Apache Arrow Study

Apache Arrow is a columnar, in-memory, cross-language data layout format.

It is a building block for big data systems, focusing on efficient data transfers between machines in a cluster and between different big data systems.

Table Storage -> Columnar -> Arrow

Many people model their data in a set of two-dimensional tables where each row corresponds to an entity, and each column an attribute about that entity.

However, storage is one-dimensional -- you can only read data sequentially from memory or disk in one dimension.

Therefore, there are two primary options for storing tables on storage:

Store one row sequentially, followed by the next row, and then the next one, etc;
Store the first column sequentially, followed by the next column, and then the next one, etc.

Apache Arrow is a columnar data representation format that accelerates data analytics workloads.

On top of the format, Apache Arrow offers a set of libraries (including C, C++, C#, Go, Java, JavaScript, MATLAB, Python, R, Ruby, and Rust), to work with data in the Apache Arrow format.

Data Transfer -> (De)serialization -> Zero-copy -> Arrow

Typically, a data transfer consists of:

serializing data in a format
sending the serialized data over a network connection
deserializing the data on the receiving side

An example is as below:

In this process, there is one factor we control in software: (de)serialization.

Serialization converts the memory used by objects into a common format.

The format has a specification, and for each programming language and platform, a library is provided converting objects to serialized form and back.

When we are transferring lots of data, it will become a big bottleneck. Hence, can we eliminate the serialization process in those cases?

This is actually the goal of zero-copy serialization frameworks, such as Apache Arrow and FlatBuffers.

FlatBuffers uses a row-oriented format for its tables, Arrow uses a columnar format for storing tabular data. And that makes all the difference for analytical (OLAP) queries on big data sets.

Zero-copy refers here to the fact that the bytes your application works on can be transferred over the wire without any modification. Likewise, on the receiving end, the application can start working on the bytes as is, without a deserialization step.

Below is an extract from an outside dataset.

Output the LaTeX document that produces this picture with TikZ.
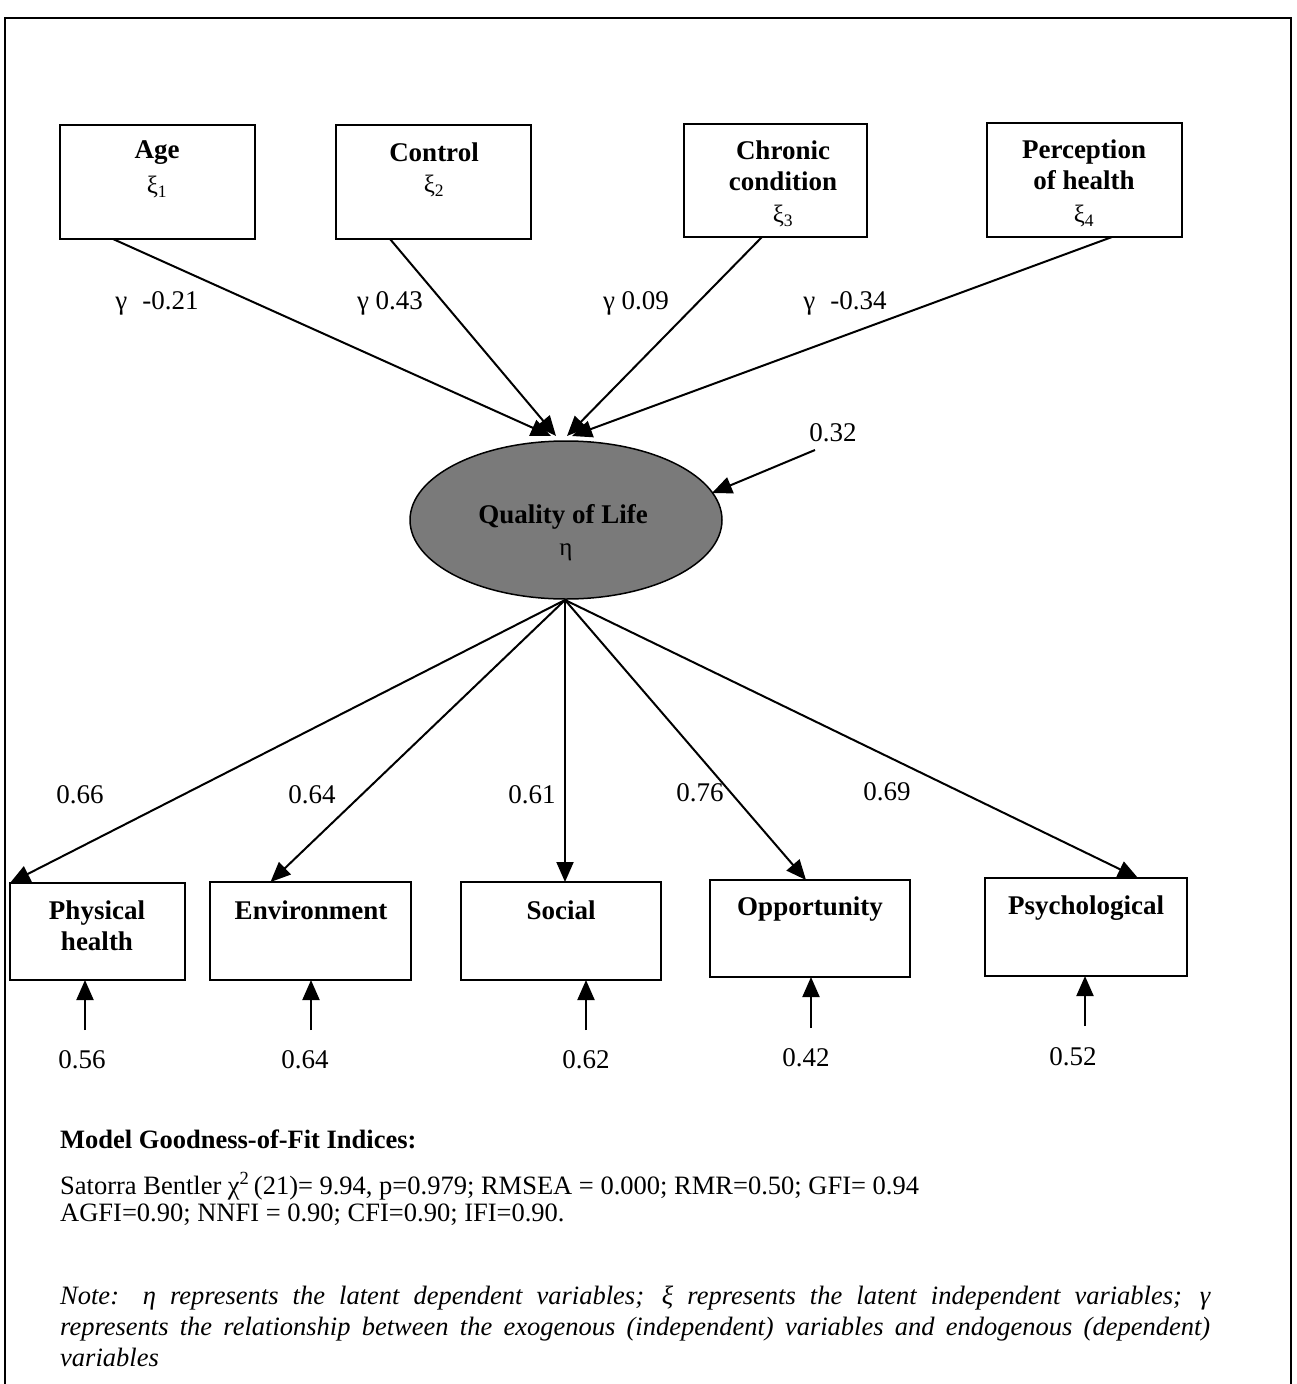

Zero-copy also means if you have an Arrow table in C# you can map that memory to a different language and start processing on it without doing any kind of "language-to-language" marshaling of data. This zero-copy allows for efficient hand-off between languages.

Arrow + gRPC -> Apache Arrow Flight

Arrow Flight is a framework for transporting Arrow data efficiently over the network.

At a high level, Flight is a remote procedure call (RPC) framework.

RPC is a paradigm for structuring inter-process communications, whether it’s between two processes on the same machine or across the network.

As the name implies, RPC models communication as calling remote functions and getting back results, just like in procedural programming — except the code being executed is in some other process.

Accordingly, Flight provides functions that fetch Arrow data from (or send data to) some remote process.

Flight lets gRPC handle all the low-level details around network communications and layers its own optimizations and integration with Arrow data on top.

Protocol Buffers (“Protobuf”), a serialization format and library from Google, often fills that role for applications using gRPC, and it’s also used in Flight for metadata, alongside Arrow itself for data, of course.

Protobuf <> Arrow

Protobuf is designed to create a common "on the wire" or "disk" format for data. Arrow is designed to create a common "in memory" format for the data.

See https://stackoverflow.com/questions/66521194/comparison-of-protobuf-and-arrow.

Arrow Use Case:

Fetching result sets over these clients now leverages the Arrow columnar format to avoid the overhead previously associated with serializing and deserializing Snowflake data structures which are also in columnar format.

If you work with Pandas DataFrames, the performance is even better with the introduction of our new Python APIs, which download result sets directly into a Pandas DataFrame. Internal tests show an improvement of up to 5x for fetching result sets over these clients, and up to a 10x improvement if you download directly into a Pandas DataFrame using the new Python client APIs.